Piłkarze Polonii wprawdzie nigdy nie będą grali jak koledzy Bakero z wielkiej Barcelony, ale już strzelają takie bramki, jakich nie powstydziłby się nawet ich słynny trener. Gwiazdor hiszpańskiego futbolu strzelił dla Barcelony 72 gole. Wygląda na to, że przed meczem z Legią trafienia swojego trenera oglądał Łukasz Piątek (24 l.), bo to jego przepiękna bramka dała Polonii remis 1:1, a Bakero mógł się cieszyć z udanego piątkowego debiutu w polskiej Ekstraklasie.

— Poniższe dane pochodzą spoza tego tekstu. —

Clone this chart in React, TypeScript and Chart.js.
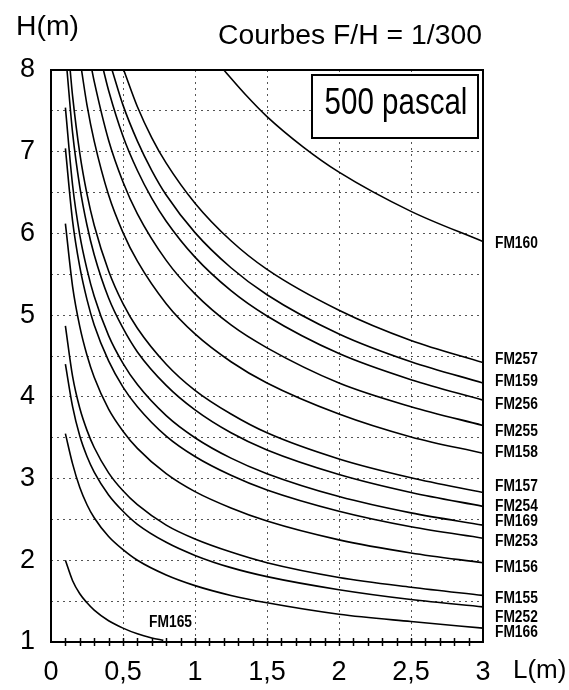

– Nie graliśmy dobrze w piłkę, ale muszę powiedzieć, że jestem zadowolony z wyniku – przyznał Bakero. – Chłopaki pokazały, że na boisku walczą i cierpią. Tego ich uczyłem przez ten tydzień. W pierwszej połowie dobrze graliśmy pressingiem, rywale tylko raz nas mocniej zaatakowali. Gdyby Radović dostał zasłużoną czerwoną kartkę, to byłoby lepiej – mówi Bakero, który nie jest do końca zadowolony z postawy podopiecznych po przerwie.

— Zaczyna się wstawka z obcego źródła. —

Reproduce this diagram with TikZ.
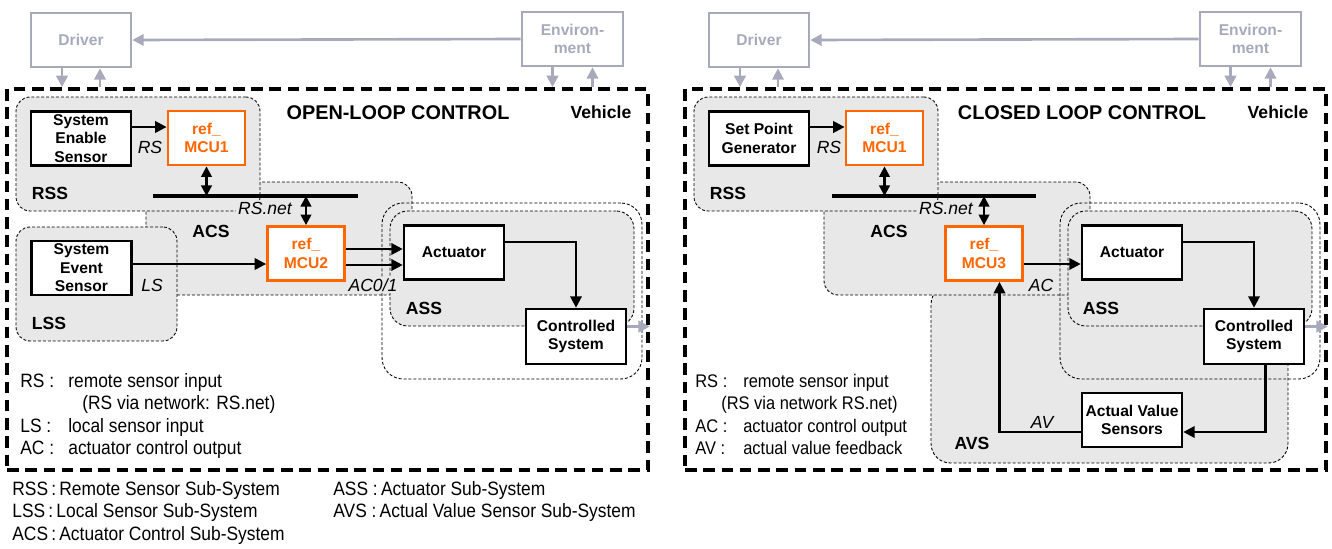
\documentclass[tikz,border=0pt]{standalone}
\usepackage{fontspec}
\setmainfont{Liberation Sans}
\newfontfamily\narrowfont[FakeStretch=0.9]{Liberation Sans}
\usepackage{xcolor}
\usepackage{tikz}
\usetikzlibrary{positioning}
\usetikzlibrary{arrows.meta, calc}

\definecolor{envgray}{RGB}{168,170,188}
\definecolor{mcuorange}{RGB}{255,102,0}
\definecolor{subgray}{RGB}{232,232,232}

\tikzset{
    sysbox/.style={draw, line width=1.5pt, fill=white, align=center, inner sep=0pt,
        minimum width=2cm, minimum height=1.08cm,
        font=\fontsize{8.9}{10.5}\selectfont\bfseries},
    mcubox/.style={sysbox, draw=mcuorange, text=mcuorange, line width=1.6pt, minimum width=1.54cm},
    envbox/.style={sysbox, draw=envgray, text=envgray},
    region/.style={draw, fill=subgray, line width=0.5pt, dash pattern=on 1.7pt off 1.1pt,
        rounded corners=8pt, inner sep=0pt},
    regionline/.style={region, fill=none},
    vehframe/.style={draw, line width=2.2pt, dash pattern=on 6.6pt off 3.8pt, inner sep=0pt},
    flow/.style={line width=1.3pt, -{Triangle[length=6.5pt,width=6.5pt]}},
    dflow/.style={line width=1.3pt, {Triangle[length=6pt,width=6pt]}-{Triangle[length=6pt,width=6pt]}},
    envflow/.style={flow, line width=1.5pt, color=envgray},
    busline/.style={line width=2pt},
    sublabel/.style={font=\fontsize{10}{12}\selectfont\bfseries, inner sep=0pt},
    siglabel/.style={font=\fontsize{10}{12}\selectfont\itshape, fill=subgray, inner sep=1pt},
    headline/.style={font=\fontsize{11.3}{13}\selectfont\bfseries, inner sep=0pt},
    legend/.style={font=\narrowfont\fontsize{11}{12.6}\selectfont, inner sep=0pt, anchor=north west},
}

\begin{document}
\begin{tikzpicture}[x=0.02cm, y=-0.02cm]
    \useasboundingbox (0,0) rectangle (1332,548);

    % open loop
    \begin{scope}
        \node[envbox] (drvL) at (81,40) {Driver};
        \node[envbox, minimum width=2.02cm] (envL) at (572.5,39) {Environ-\\ment};
        \node[vehframe, minimum width=12.82cm, minimum height=7.62cm] (vehL) at (327.5,279.5) {};

        \node[region, minimum width=5.32cm, minimum height=2.26cm] (acsL) at (279,238.5) {};
        \node[region, minimum width=4.88cm, minimum height=2.28cm] (rssL) at (138,154) {};
        \node[region, minimum width=3.22cm, minimum height=2.28cm] (lssL) at (96.5,284) {};
        \node[region, rounded corners=10pt, minimum width=4.88cm, minimum height=2.30cm] (assL) at (512,268.5) {};
        \node[regionline, rounded corners=12pt, minimum width=5.2cm, minimum height=3.52cm] (assoutL) at (512,291) {};

        \node[headline] (titleL) at (398,113) {OPEN-LOOP CONTROL};
        \node[sublabel] (vehlabL) at (601,112) {Vehicle};
        \node[sublabel] (rsslabL) at (50,193) {RSS};
        \node[sublabel] (acslabL) at (211,231) {ACS};
        \node[sublabel] (lsslabL) at (49,323) {LSS};
        \node[sublabel] (asslabL) at (424,308) {ASS};

        \node[sysbox] (sesL) at (81,138.5) {System\\Enable\\Sensor};
        \node[mcubox] (mcu1L) at (206.5,138) {ref\_\\MCU1};
        \node[sysbox] (sevL) at (81.5,268) {System\\Event\\Sensor};
        \node[mcubox] (mcu2L) at (306,253.5) {ref\_\\MCU2};
        \node[sysbox] (actL) at (454,252.5) {Actuator};
        \node[sysbox, minimum height=1.1cm] (csL) at (576,336.5) {Controlled\\System};

        \coordinate (busLw) at (153,196);
        \coordinate (busLe) at (358,196);
        \draw[busline] (busLw) -- (busLe);

        \draw[envflow] (envL.west) -- (drvL.east);
        \draw[envflow] ([xshift=-0.38cm]drvL.south) -- ([xshift=-0.38cm]drvL.south |- vehL.north);
        \draw[envflow] ([xshift=0.38cm]drvL.south |- vehL.north) -- ([xshift=0.38cm]drvL.south);
        \draw[envflow] ([xshift=-0.4cm]envL.south) -- ([xshift=-0.4cm]envL.south |- vehL.north);
        \draw[envflow] ([xshift=0.4cm]envL.south |- vehL.north) -- ([xshift=0.4cm]envL.south);

        \draw[flow] ([yshift=0.23cm]sesL.east) -- ([yshift=0.23cm]sesL.east -| mcu1L.west);
        \draw[dflow] (mcu1L.south) -- (mcu1L.south |- busLw);
        \draw[dflow] (mcu2L.north |- busLw) -- (mcu2L.north);
        \draw[flow] ([yshift=0.08cm]sevL.east) -- ([yshift=0.08cm]sevL.east -| mcu2L.west);
        \draw[flow] ([yshift=0.09cm]mcu2L.east) -- ([yshift=0.09cm]mcu2L.east -| actL.west);
        \draw[flow] ([yshift=-0.23cm]mcu2L.east) -- ([yshift=-0.23cm]mcu2L.east -| actL.west);
        \draw[flow] ([yshift=0.21cm]actL.east) -| (csL.north);
        \draw[envflow] ([yshift=0.2cm]csL.east) -- ([yshift=0.2cm]csL.east -| vehL.east);

        \node[siglabel] (rsL) at (150,147) {RS};
        \node[siglabel] (rsnetL) at (265,208) {RS.net};
        \node[siglabel] (lsL) at (152,285) {LS};
        \node[siglabel] (acL) at (373,285) {AC0/1};

        \node[legend] (legL) at (20,372) {
            \begin{tabular}{@{}p{0.96cm}@{}l@{}}
                RS : & remote sensor input \\
                     & \hspace{0.28cm}(RS via network: RS.net) \\
                LS : & local sensor input \\
                AC : & actuator control output \\
            \end{tabular}
        };
    \end{scope}

    % closed loop
    \begin{scope}[shift={(678,0)}]
        \node[envbox] (drvR) at (81,40) {Driver};
        \node[envbox, minimum width=2.02cm] (envR) at (572.5,39) {Environ-\\ment};
        \node[vehframe, minimum width=12.82cm, minimum height=7.62cm] (vehR) at (327.5,279.5) {};

        \node[region, rounded corners=11pt, minimum width=7.14cm, minimum height=3.56cm] (avsR) at (431.5,374) {};
        \node[region, minimum width=5.32cm, minimum height=2.26cm] (acsR) at (279,238.5) {};
        \node[region, minimum width=4.88cm, minimum height=2.28cm] (rssR) at (138,154) {};
        \node[region, rounded corners=10pt, minimum width=4.88cm, minimum height=2.30cm] (assR) at (512,268.5) {};
        \node[regionline, rounded corners=12pt, minimum width=5.2cm, minimum height=3.52cm] (assoutR) at (512,291) {};

        \node[headline] (titleR) at (404,113) {CLOSED LOOP CONTROL};
        \node[sublabel] (vehlabR) at (600,112) {Vehicle};
        \node[sublabel] (rsslabR) at (50,193) {RSS};
        \node[sublabel] (acslabR) at (211,231) {ACS};
        \node[sublabel] (asslabR) at (423,308) {ASS};
        \node[sublabel] (avslabR) at (294,443) {AVS};

        \node[sysbox] (spgR) at (81,138.5) {Set Point\\Generator};
        \node[mcubox] (mcu1R) at (206.5,138) {ref\_\\MCU1};
        \node[mcubox] (mcu3R) at (306,253.5) {ref\_\\MCU3};
        \node[sysbox] (actR) at (454,252.5) {Actuator};
        \node[sysbox, minimum height=1.1cm] (csR) at (576,336.5) {Controlled\\System};
        \node[sysbox] (avsbR) at (454,420) {Actual Value\\Sensors};

        \coordinate (busRw) at (154,196);
        \coordinate (busRe) at (358,196);
        \draw[busline] (busRw) -- (busRe);

        \draw[envflow] (envR.west) -- (drvR.east);
        \draw[envflow] ([xshift=-0.38cm]drvR.south) -- ([xshift=-0.38cm]drvR.south |- vehR.north);
        \draw[envflow] ([xshift=0.38cm]drvR.south |- vehR.north) -- ([xshift=0.38cm]drvR.south);
        \draw[envflow] ([xshift=-0.4cm]envR.south) -- ([xshift=-0.4cm]envR.south |- vehR.north);
        \draw[envflow] ([xshift=0.4cm]envR.south |- vehR.north) -- ([xshift=0.4cm]envR.south);

        \draw[flow] ([yshift=0.23cm]spgR.east) -- ([yshift=0.23cm]spgR.east -| mcu1R.west);
        \draw[dflow] (mcu1R.south) -- (mcu1R.south |- busRw);
        \draw[dflow] (mcu3R.north |- busRw) -- (mcu3R.north);
        \draw[flow] ([yshift=-0.21cm]mcu3R.east) -- ([yshift=-0.21cm]mcu3R.east -| actR.west);
        \draw[flow] ([yshift=0.21cm]actR.east) -| (csR.north);
        \draw[envflow] ([yshift=0.2cm]csR.east) -- ([yshift=0.2cm]csR.east -| vehR.east);
        \draw[flow] ([xshift=0.23cm]csR.south) |- ([yshift=-0.24cm]avsbR.east);
        \draw[flow] ([yshift=-0.24cm]avsbR.west) -| ([xshift=0.31cm]mcu3R.south);

        \node[siglabel] (rsR) at (151,147) {RS};
        \node[siglabel] (rsnetR) at (268,208) {RS.net};
        \node[siglabel] (acR) at (363,285) {AC};
        \node[siglabel] (avR) at (364,422) {AV};

        \node[legend, font=\narrowfont\fontsize{10.4}{12.6}\selectfont] (legR) at (17,372) {
            \begin{tabular}{@{}p{0.96cm}@{}l@{}}
                RS : & remote sensor input \\
                \multicolumn{2}{@{}l@{}}{\hspace{0.52cm}(RS via network RS.net)} \\
                AC : & actuator control output \\
                AV : & actual value feedback \\
            \end{tabular}
        };
    \end{scope}

    % abbreviations
    \node[legend] (abbrL) at (12,480) {
        \begin{tabular}{@{}l@{}}
            RSS\,:\,Remote Sensor Sub-System \\
            LSS\,:\,Local Sensor Sub-System \\
            ACS\,:\,Actuator Control Sub-System \\
        \end{tabular}
    };
    \node[legend] (abbrR) at (333,480) {
        \begin{tabular}{@{}l@{}}
            ASS\ :\,Actuator Sub-System \\
            AVS\ :\,Actual Value Sensor Sub-System \\
        \end{tabular}
    };
\end{tikzpicture}
\end{document}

– Piłkarze cofali piłkę, a Legia miała trochę okazji. Ale czasem trzeba się kurczowo bronić, to też futbol. Legia to bardzo dobra ekipa. Ale my pokazaliśmy, że jesteśmy drużyną, bo byliśmy razem. Czasem jednak nie wiedzieliśmy, co robić z piłką, ale poprawimy to. Przed nami praca, praca, praca. Zremisowałem z Janem Urbanem, ale niestety, nie miałem okazji podziękować mu za to spotkanie – ubolewa Hiszpan.

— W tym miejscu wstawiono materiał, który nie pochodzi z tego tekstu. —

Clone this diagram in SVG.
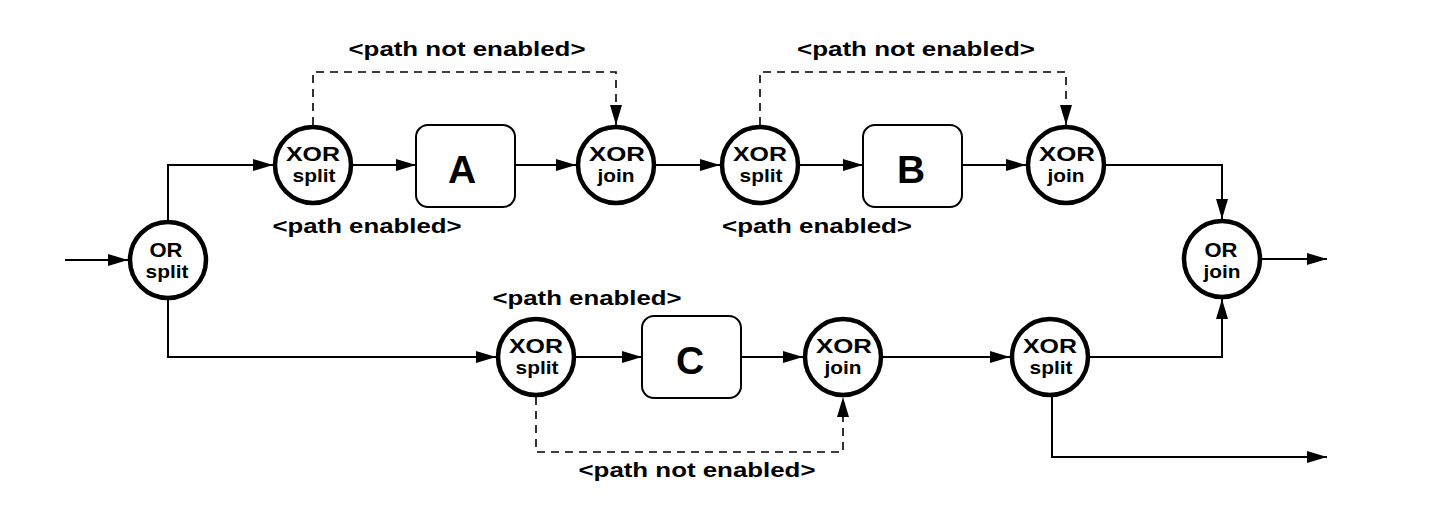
<svg xmlns="http://www.w3.org/2000/svg" width="1430" height="518" viewBox="0 0 1430 518">
<style>
.node circle{fill:#fff;stroke:#000;stroke-width:4.5}
.node rect{fill:#fff;stroke:#000;stroke-width:2}
text{font-family:"Liberation Sans",Arial,sans-serif;font-weight:bold;fill:#000;text-anchor:middle}
.t1{font-size:21px}
.t2{font-size:19px}
.big{font-size:39px}
.lbl{font-size:21px}
.edge{fill:none;stroke:#000;stroke-width:2;marker-end:url(#arr)}
.dash{fill:none;stroke:#000;stroke-width:1.6;stroke-dasharray:8 6;marker-end:url(#arr)}
</style>
<defs>
<marker id="arr" viewBox="0 0 20 12" refX="20" refY="6" markerWidth="20" markerHeight="12" markerUnits="userSpaceOnUse" orient="auto">
<path d="M0,0 L20,6 L0,12 z" fill="#000"/>
</marker>
</defs>
<rect width="1430" height="518" fill="#fff"/>
<g id="connectors">
<path class="edge" d="M65,260 H128"/>
<path class="edge" d="M168,220 V165 H273"/>
<path class="edge" d="M353,165 H416"/>
<path class="edge" d="M515,165 H576"/>
<path class="edge" d="M656,165 H720"/>
<path class="edge" d="M800,165 H863"/>
<path class="edge" d="M962,165 H1026"/>
<path class="edge" d="M1106,165 H1222 V219"/>
<path class="edge" d="M1262,259 H1327"/>
<path class="edge" d="M168,300 V357 H496"/>
<path class="edge" d="M576,357 H642"/>
<path class="edge" d="M741,357 H803"/>
<path class="edge" d="M883,357 H1010"/>
<path class="edge" d="M1090,357 H1222 V299"/>
<path class="edge" d="M1052,397 V457 H1327"/>
<path class="dash" d="M313,125 V72 H616 V125"/>
<path class="dash" d="M760,125 V72 H1066 V125"/>
<path class="dash" d="M536,397 V452 H843 V397"/>
</g>
<g id="labels">
<text class="lbl" x="467" y="56" textLength="237" lengthAdjust="spacingAndGlyphs">&lt;path not enabled&gt;</text>
<text class="lbl" x="916" y="56" textLength="238" lengthAdjust="spacingAndGlyphs">&lt;path not enabled&gt;</text>
<text class="lbl" x="367" y="233" textLength="189" lengthAdjust="spacingAndGlyphs">&lt;path enabled&gt;</text>
<text class="lbl" x="817" y="233" textLength="190" lengthAdjust="spacingAndGlyphs">&lt;path enabled&gt;</text>
<text class="lbl" x="587" y="305" textLength="189" lengthAdjust="spacingAndGlyphs">&lt;path enabled&gt;</text>
<text class="lbl" x="697" y="477" textLength="237" lengthAdjust="spacingAndGlyphs">&lt;path not enabled&gt;</text>
</g>
<g id="or-split" class="node"><circle cx="168" cy="260" r="38"/><text><tspan class="t1" x="166" y="257" textLength="33" lengthAdjust="spacingAndGlyphs">OR</tspan><tspan class="t2" x="167" y="278" textLength="43" lengthAdjust="spacingAndGlyphs">split</tspan></text></g>
<g id="xor-split-1" class="node"><circle cx="313" cy="165" r="38"/><text><tspan class="t1" x="313" y="161" textLength="54" lengthAdjust="spacingAndGlyphs">XOR</tspan><tspan class="t2" x="314" y="182" textLength="43" lengthAdjust="spacingAndGlyphs">split</tspan></text></g>
<g id="task-a" class="node"><rect x="416" y="125" width="99" height="82" rx="12"/><text class="big" x="462" y="183">A</text></g>
<g id="xor-join-1" class="node"><circle cx="616" cy="165" r="38"/><text><tspan class="t1" x="617" y="161" textLength="56" lengthAdjust="spacingAndGlyphs">XOR</tspan><tspan class="t2" x="616" y="182" textLength="37" lengthAdjust="spacingAndGlyphs">join</tspan></text></g>
<g id="xor-split-2" class="node"><circle cx="760" cy="165" r="38"/><text><tspan class="t1" x="760" y="161" textLength="54" lengthAdjust="spacingAndGlyphs">XOR</tspan><tspan class="t2" x="761" y="182" textLength="43" lengthAdjust="spacingAndGlyphs">split</tspan></text></g>
<g id="task-b" class="node"><rect x="863" y="125" width="99" height="82" rx="12"/><text class="big" x="911" y="183">B</text></g>
<g id="xor-join-2" class="node"><circle cx="1066" cy="165" r="38"/><text><tspan class="t1" x="1067" y="161" textLength="56" lengthAdjust="spacingAndGlyphs">XOR</tspan><tspan class="t2" x="1066" y="182" textLength="37" lengthAdjust="spacingAndGlyphs">join</tspan></text></g>
<g id="or-join" class="node"><circle cx="1222" cy="259" r="38"/><text><tspan class="t1" x="1221" y="257" textLength="33" lengthAdjust="spacingAndGlyphs">OR</tspan><tspan class="t2" x="1222" y="278" textLength="37" lengthAdjust="spacingAndGlyphs">join</tspan></text></g>
<g id="xor-split-c" class="node"><circle cx="536" cy="357" r="38"/><text><tspan class="t1" x="536" y="353" textLength="54" lengthAdjust="spacingAndGlyphs">XOR</tspan><tspan class="t2" x="537" y="374" textLength="43" lengthAdjust="spacingAndGlyphs">split</tspan></text></g>
<g id="task-c" class="node"><rect x="642" y="316" width="99" height="82" rx="12"/><text class="big" x="690" y="374">C</text></g>
<g id="xor-join-c" class="node"><circle cx="843" cy="357" r="38"/><text><tspan class="t1" x="844" y="353" textLength="56" lengthAdjust="spacingAndGlyphs">XOR</tspan><tspan class="t2" x="843" y="374" textLength="37" lengthAdjust="spacingAndGlyphs">join</tspan></text></g>
<g id="xor-split-3" class="node"><circle cx="1050" cy="357" r="38"/><text><tspan class="t1" x="1050" y="353" textLength="54" lengthAdjust="spacingAndGlyphs">XOR</tspan><tspan class="t2" x="1051" y="374" textLength="43" lengthAdjust="spacingAndGlyphs">split</tspan></text></g>
</svg>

Wprawdzie mecz nie zachwycił, ale Bakero po jego zakończeniu niespodziewanie przyznał: – Już polubiłem polską ligę!

Łukasz Piątek
W piątek każdy mógł strzelić, nie tylko ja. To mój pierwszy gol w Ekstraklasie i od razu zdobyty na Łazienkowskiej, więc cieszę się podwójnie. Takie gole zdarzały mi się już w drugiej lidze. Teraz po prostu przymierzyłem i wpadło.

Jan Urban
Straciliśmy dziś dwa cenne punkty. Wyglądało, że kontrolujemy przebieg spotkania. Piątek przy tym strzale, którym zdobył gola, miał sporego farta, bo piłka wpadła Musze za kołnierz. Obawiałem się tego spotkania. Poloniści mieli dużo chęci do gry, co przyniosło im jeden punkt.

Legia – Polonia W. 1:1

1:0 Grzelak 52 min, 1:1 Piątek 66 min
Sędziował: Marcin Borski 3, widzów: 5 000

Legia: Mucha 3 – Jędrzejczyk 2, Choto 3, Astiz Ż 2, Komorowski 2 – Radović Ż
2, Iwański 3, Smoliński 2 (88. Żyro),  Szałachowski 2 – Grzelak 4 (73.
Borysiuk), Mięciel 2 (82. Paluchowski)
Polonia: Przyrowski 3 – Sokołowski 2, Dziewicki Ż 2, Skrzyński 2, Zasada 3 –
Mierzejewski 3, Trałka 2, Sarvas 2 (70. Feciuch), Piątek 4, Jaroń 3 –
Chałbiński 1 (46. Kulcsar 1, 79. Gołębiewski)

Ocena -  dostateczny

Polonia B. – Jagiellonia 1:1

Bramki: 1:0 – Sawala, 16. min, 1:1 – Jarecki, 38. min
Sędzia: Mariusz Trofimiec 3, widzów: 5500.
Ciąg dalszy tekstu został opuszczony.